At summary judgment, the company argued unsuccessfully that it had treated the plaintiff as it had other employees. But, the lower court noted that other employees ‘routinely’ took extended lunch breaks and the plaintiff was the only one punished for doing so.

At trial, the jury concluded that the company had discriminated against the plaintiff based on her gender and race. However, it only awarded the plaintiff one dollar. The appellate court speculated that the low award might have had something to do with the plaintiff’s failure to mitigate her damages by looking for a new job.

So, the plaintiff asked the court to force the company to re-employ her. That in and of itself is a bit strange because most litigants in employment discrimination disputes can’t stand each other and don’t want to continue the employment relationship. The lower court rejected this request for reinstatement based in part on the apparent bad blood. (Editor’s note: I don’t think they used to have mad love.)

‘Reinstatement is the preferred equitable remedy under Title VII.’

The appellate court wasn’t so bearish on reinstatement. Indeed, well, you read the subheader. Here’s more from the opinion:

Reinstatement is the preferred equitable remedy under Title VII. Reinstatement more tightly fits the termination injury. It does not require answering the front pay question of whether and for how long a plaintiff will work in the future, for which a bad guess means either that plaintiff is left without a remedy or ends up with a windfall.

Front pay, as you may have guessed, is the court’s attempt to approximate how much the plaintiff would have earned going forward but for the discrimination to which she was subjected. But, in this case, the plaintiff apparently didn’t try too hard to find new work. And when a plaintiff does not dutifully mitigate her damages, then legal remedies for wage loss are not available. So, it becomes more about equitable relief.
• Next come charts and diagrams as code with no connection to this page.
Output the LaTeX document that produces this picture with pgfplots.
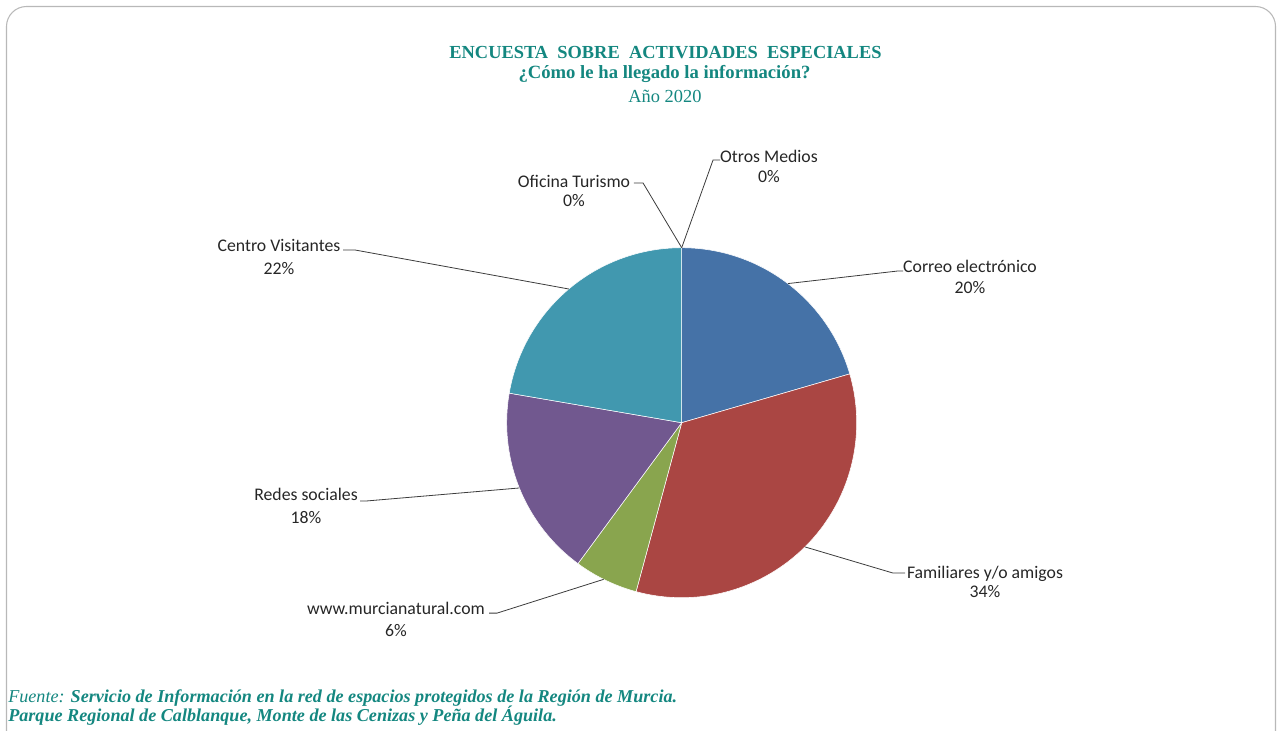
\documentclass[border=0pt]{standalone}
\usepackage{pgfplots}
\pgfplotsset{compat=1.18}
\usepackage{fontspec}
\setmainfont{Liberation Serif}
\newfontfamily\lblfont{Carlito}
\definecolor{cA}{HTML}{4572A7}
\definecolor{cB}{HTML}{AA4643}
\definecolor{cC}{HTML}{89A54E}
\definecolor{cD}{HTML}{71588F}
\definecolor{cE}{HTML}{4198AF}
\definecolor{ttl}{RGB}{20,135,128}
\definecolor{lead}{RGB}{60,60,60}
% values (%)
\def\vA{20.5}  % Correo electronico
\def\vB{33.7}  % Familiares y/o amigos
\def\vC{5.9}   % www.murcianatural.com
\def\vD{17.6}  % Redes sociales
\def\vE{22.3}  % Centro Visitantes
\def\vF{0}     % Oficina Turismo
\def\vG{0}     % Otros Medios
\pgfmathsetmacro{\aA}{90}
\pgfmathsetmacro{\aB}{\aA-3.6*\vA}
\pgfmathsetmacro{\aC}{\aB-3.6*\vB}
\pgfmathsetmacro{\aD}{\aC-3.6*\vC}
\pgfmathsetmacro{\aE}{\aD-3.6*\vD}
\pgfmathsetmacro{\aF}{\aE-3.6*\vE}
\begin{document}
\begin{tikzpicture}[x=0.75pt,y=-0.75pt]
\useasboundingbox (0,0) rectangle (1281,731);
\draw[black!28, line width=0.8pt, rounded corners=15] (6.5,800) -- (6.5,6.5) -- (1275.5,6.5) -- (1275.5,800);
\begin{axis}[at={(511.275pt,-317.025pt)}, anchor=center, scale only axis,
  width=262.5pt, height=262.5pt, xmin=-1, xmax=1, ymin=-1, ymax=1,
  hide axis, clip=false]
\addplot[fill=cA, draw=white, line width=0.4pt, domain=\aB:\aA, samples=80, variable=\t] ({cos(\t)},{sin(\t)}) -- (axis cs:0,0) -- cycle;
\addplot[fill=cB, draw=white, line width=0.4pt, domain=\aC:\aB, samples=80, variable=\t] ({cos(\t)},{sin(\t)}) -- (axis cs:0,0) -- cycle;
\addplot[fill=cC, draw=white, line width=0.4pt, domain=\aD:\aC, samples=40, variable=\t] ({cos(\t)},{sin(\t)}) -- (axis cs:0,0) -- cycle;
\addplot[fill=cD, draw=white, line width=0.4pt, domain=\aE:\aD, samples=60, variable=\t] ({cos(\t)},{sin(\t)}) -- (axis cs:0,0) -- cycle;
\addplot[fill=cE, draw=white, line width=0.4pt, domain=\aF:\aE, samples=60, variable=\t] ({cos(\t)},{sin(\t)}) -- (axis cs:0,0) -- cycle;
% leader lines
\addplot[lead, line width=0.6pt, no marks] coordinates {(0,1) (0.179,1.501) (0.219,1.501)};
\addplot[lead, line width=0.6pt, no marks] coordinates {(0,1) (-0.221,1.370) (-0.273,1.370)};
\addplot[lead, line width=0.6pt, no marks] coordinates {(-0.645,0.764) (-1.867,0.987) (-1.935,0.987)};
\addplot[lead, line width=0.6pt, no marks] coordinates {(0.607,0.795) (1.236,0.867) (1.265,0.867)};
\addplot[lead, line width=0.6pt, no marks] coordinates {(0.705,-0.710) (1.207,-0.859) (1.276,-0.859)};
\addplot[lead, line width=0.6pt, no marks] coordinates {(-0.446,-0.895) (-1.055,-1.088) (-1.101,-1.088)};
\addplot[lead, line width=0.6pt, no marks] coordinates {(-0.928,-0.373) (-1.798,-0.447) (-1.838,-0.447)};
\end{axis}
% titles
\node[anchor=base, text=ttl, font=\fontsize{13.8}{16}\selectfont\bfseries] at (665.5,58.5) {ENCUESTA\ \ SOBRE\ \ ACTIVIDADES\ \ ESPECIALES};
\node[anchor=base, text=ttl, font=\fontsize{14}{16}\selectfont\bfseries] at (664.5,78.5) {¿Cómo le ha llegado la información?};
\node[anchor=base, text=ttl, font=\fontsize{13.8}{16}\selectfont] at (665,102.5) {Año 2020};
% labels
\begin{scope}[every node/.style={anchor=base, font=\lblfont\fontsize{13.3}{15}\selectfont, text=black!85, inner sep=0pt}]
\node at (769,163) {Otros Medios};
\node at (769,183) {0\%};
\node at (574,187) {Oficina Turismo};
\node at (574,206) {0\%};
\node at (279,251) {Centro Visitantes};
\node at (279,274) {22\%};
\node at (970,272) {Correo electrónico};
\node at (970,293) {20\%};
\node at (306,500) {Redes sociales};
\node at (306,523) {18\%};
\node at (985,578) {Familiares y/o amigos};
\node at (985,597) {34\%};
\node at (396,614) {www.murcianatural.com};
\node at (396,636) {6\%};
\end{scope}
% footer
\node[anchor=base west, inner sep=0pt, text=ttl, font=\fontsize{13.6}{15}\selectfont\itshape] at (8,702) {Fuente: \textbf{Servicio de Información en la red de espacios protegidos de la Región de Murcia.}};
\node[anchor=base west, inner sep=0pt, text=ttl, font=\fontsize{13.6}{15}\selectfont\itshape\bfseries] at (8,721) {Parque Regional de Calblanque, Monte de las Cenizas y Peña del Águila.};
\end{tikzpicture}
\end{document}
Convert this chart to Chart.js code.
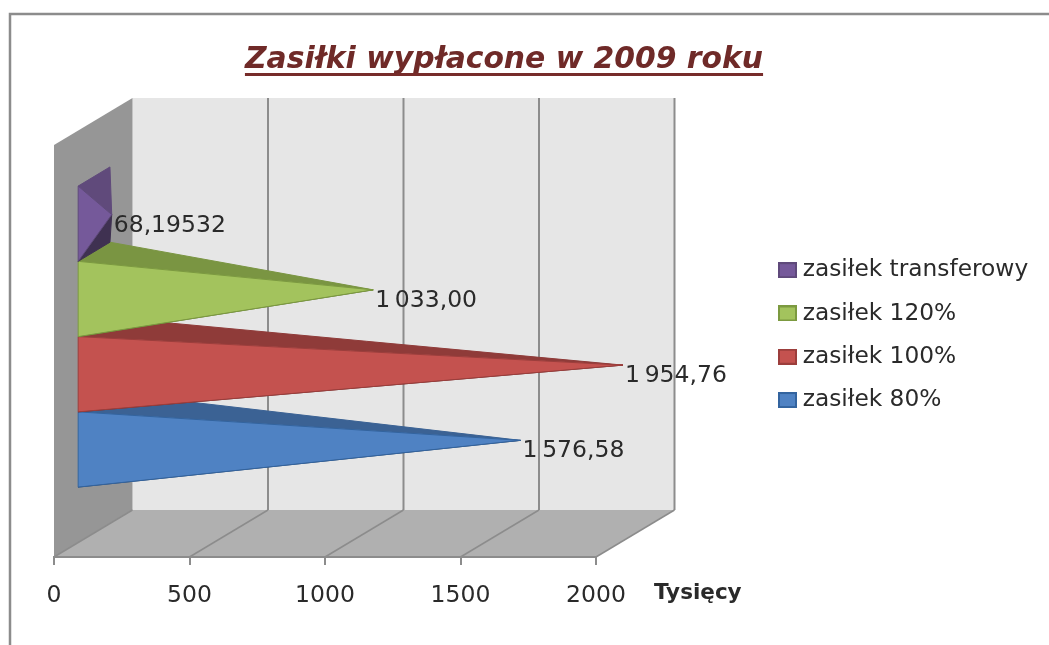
<!DOCTYPE html>
<html>
<head>
<meta charset="utf-8">
<style>html,body{margin:0;padding:0;background:#fff}canvas{display:block}</style>
<script src="https://cdn.jsdelivr.net/npm/chart.js@4/dist/chart.umd.min.js"></script>
</head>
<body>
<canvas id="c" width="1049" height="645"></canvas>
<script>
const categories = [''];
const seriesNames = ['zasiłek transferowy', 'zasiłek 120%', 'zasiłek 100%', 'zasiłek 80%'];
const seriesValues = [68.19532, 1033.00, 1954.76, 1576.58];
const valueLabels = ['68,19532', '1\u2009033,00', '1\u2009954,76', '1\u2009576,58'];
const tickStep = 500;
const axisMax = 2000;
const titleText = 'Zasiłki wypłacone w 2009 roku';
const unitText = 'Tysięcy';

const frontColors = ['#75599a', '#a3c35d', '#c4524f', '#4f82c3'];
const topColors = ['#604a7b', '#7a9542', '#8f3b39', '#3b6294'];
const bottomColors = ['#3f3151', '#5f7530', '#6e2c2a', '#2c4a70'];
const edgeColors = ['#5f4a7b', '#7c9a40', '#9c3e3c', '#33649f'];

const FONT = '"DejaVu Sans", sans-serif';
const TEXT = '#2a2a2a';
const GRID = '#8c8c8c';
const DX = 78.5, DY = 47;

function swatch(fill, stroke) {
  const s = document.createElement('canvas');
  s.width = 19; s.height = 16;
  const g = s.getContext('2d');
  g.fillStyle = fill; g.fillRect(0, 0, 19, 16);
  g.strokeStyle = stroke; g.lineWidth = 2; g.strokeRect(1, 1, 17, 14);
  return s;
}
function poly(ctx, pts, fill, stroke) {
  ctx.beginPath();
  pts.forEach((p, i) => i ? ctx.lineTo(p[0], p[1]) : ctx.moveTo(p[0], p[1]));
  ctx.closePath();
  ctx.fillStyle = fill; ctx.fill();
  if (stroke) { ctx.strokeStyle = stroke; ctx.lineWidth = 1; ctx.stroke(); }
}

const scene = {
  id: 'scene',
  afterLayout(chart) {
    const t = chart.titleBlock; t.left = 0; t.right = 1008;
    const l = chart.legend; l.left = 764; l.right = 1049; l.top = 238.5; l.bottom = 640;
  },
  beforeDraw(chart) {
    const { ctx, chartArea: a, scales: { x } } = chart;
    ctx.save();
    ctx.strokeStyle = '#8c8c8c'; ctx.lineWidth = 2.5;
    ctx.beginPath(); ctx.moveTo(10, 645); ctx.lineTo(10, 14); ctx.lineTo(1049, 14); ctx.stroke();
    const L = a.left, R = a.right, T = a.top, B = a.bottom;
    poly(ctx, [[L + DX, T - DY], [R + DX, T - DY], [R + DX, B - DY], [L + DX, B - DY]], '#e6e6e6');
    poly(ctx, [[L, T], [L + DX, T - DY], [L + DX, B - DY], [L, B]], '#969696');
    poly(ctx, [[L, B], [L + DX, B - DY], [R + DX, B - DY], [R, B]], '#b0b0b0');
    ctx.strokeStyle = GRID;
    x.ticks.forEach((tk, i) => {
      const px = x.getPixelForValue(tk.value);
      ctx.lineWidth = 1.5;
      ctx.beginPath(); ctx.moveTo(px, B); ctx.lineTo(px + DX, B - DY); ctx.stroke();
      if (i > 0) {
        ctx.lineWidth = 2;
        ctx.beginPath(); ctx.moveTo(px + DX, B - DY); ctx.lineTo(px + DX, T - DY); ctx.stroke();
      }
    });
    ctx.restore();
  },
  beforeDatasetDraw() { return false; },
  afterDatasetsDraw(chart) {
    const ctx = chart.ctx;
    ctx.save();
    for (let i = seriesValues.length - 1; i >= 0; i--) {
      const el = chart.getDatasetMeta(i).data[0];
      const base = el.base, top = el.y - el.height / 2, bot = el.y + el.height / 2;
      const fx = base + DX * 0.295, fy = -DY * 0.306;
      const bx = base + DX * 0.7, by = -DY * 0.713;
      const tip = [el.x + DX * 0.5, el.y - DY * 0.5];
      poly(ctx, [[fx, bot + fy], [bx, bot + by], tip], bottomColors[i], bottomColors[i]);
      poly(ctx, [[fx, top + fy], [bx, top + by], tip], topColors[i], topColors[i]);
      poly(ctx, [[fx, top + fy], [fx, bot + fy], tip], frontColors[i], edgeColors[i]);
    }
    ctx.fillStyle = TEXT;
    ctx.font = '23.5px ' + FONT;
    ctx.textBaseline = 'middle';
    ctx.textAlign = 'left';
    seriesValues.forEach((v, i) => {
      const el = chart.getDatasetMeta(i).data[0];
      ctx.fillText(valueLabels[i], el.x + DX * 0.5 + 2, el.y - DY * 0.5 + 11);
    });
    ctx.restore();
  },
  afterDraw(chart) {
    const ctx = chart.ctx;
    ctx.save();
    const o = chart.options.plugins.title.font;
    ctx.font = 'italic bold ' + o.size + 'px ' + FONT;
    const w = ctx.measureText(titleText).width;
    ctx.fillStyle = '#772c2a';
    ctx.fillRect(504 - w / 2, 73, w, 3);
    ctx.fillStyle = TEXT;
    ctx.font = 'bold 21.5px ' + FONT;
    ctx.textBaseline = 'middle';
    ctx.textAlign = 'left';
    ctx.fillText(unitText, 654, 593);
    ctx.restore();
  }
};

new Chart(document.getElementById('c'), {
  type: 'bar',
  data: {
    labels: categories,
    datasets: seriesNames.map((n, i) => ({
      label: n,
      data: [seriesValues[i]],
      backgroundColor: frontColors[i],
      borderColor: edgeColors[i]
    }))
  },
  options: {
    indexAxis: 'y',
    responsive: false,
    animation: false,
    layout: { padding: { left: 54, right: 453, top: 0, bottom: 0 } },
    categoryPercentage: 0.7306,
    barPercentage: 1,
    plugins: {
      tooltip: { enabled: false },
      title: {
        display: true,
        text: titleText,
        color: '#6f2a28',
        font: { family: FONT, size: 29.8, weight: 'bold', style: 'italic', lineHeight: 1.2 },
        padding: { top: 42, bottom: 67.2 }
      },
      legend: {
        position: 'chartArea',
        align: 'start',
        labels: {
          usePointStyle: true,
          pointStyleWidth: 7,
          color: TEXT,
          font: { family: FONT, size: 23.3 },
          padding: 20,
          generateLabels: chart => chart.data.datasets.map((d, i) => ({
            text: d.label,
            datasetIndex: i,
            fillStyle: d.backgroundColor,
            strokeStyle: d.borderColor,
            lineWidth: 0,
            fontColor: TEXT,
            pointStyle: swatch(d.backgroundColor, d.borderColor)
          }))
        }
      }
    },
    scales: {
      x: {
        type: 'linear',
        min: 0,
        max: axisMax,
        afterFit: s => { s.height = 88; },
        grid: { drawOnChartArea: false, drawTicks: true, tickLength: 8, color: GRID, lineWidth: 2 },
        border: { color: GRID, width: 2 },
        ticks: {
          stepSize: tickStep,
          maxRotation: 0,
          padding: 17,
          color: TEXT,
          font: { family: FONT, size: 23.5 },
          callback: v => String(v)
        }
      },
      y: { type: 'category', display: false }
    }
  },
  plugins: [scene]
});
</script>
</body>
</html>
That brings us back to reinstatement. Here’s more from the appellate court:

Our caselaw contemplates that one form of prospective relief will ordinarily be appropriate when it is requested. We have often said that the trial court’s remedial discretion in this area involves the selection between reinstatement and front pay. The typical “either/or” nature of this remedial choice is also seen in our statement that if reinstatement is not feasible, front pay is the appropriate award.

But, wayment.

If the parties generally hate each other by this point of the lawsuit, why force them to rekindle the employment relationship?

What makes this a challenging area is that the post-lawsuit context in which this question arises usually sees some friction between the parties. Antagonism is a natural by-product of lawsuits, often even more so for ones alleging discrimination. If the hostility common to litigation were sufficient for denial of reinstatement, reinstatement would cease to be a remedy except in cases where the defendant felt like reinstating the plaintiff….[Rather,] [t]he acrimony must rise to the level at which the parties’ relationship is “irreparably damaged.”

It this particular case, it was unclear whether the “problem is one of hostility rather than inconvenience.”

So, the appellate court remanded the case to the lower court to determine whether reinstatement is an appropriate remedy.

Employer takeaways.

There’s a reason that like 97% of employment disputes never make to a jury. Sometimes the employer wins the case on a motion to dismiss or at summary judgment. Most times, however, disputes settle. They settle because the employer would rather forego the expense of protracted litigation and otherwise mitigate risk at trial.

So, when you’re valuing employment litigation, don’t just consider the cost of a jury verdict plus your cost of defense. Think about what it would mean to have to re-employ the person you fired; the one who is suing you now for discrimination.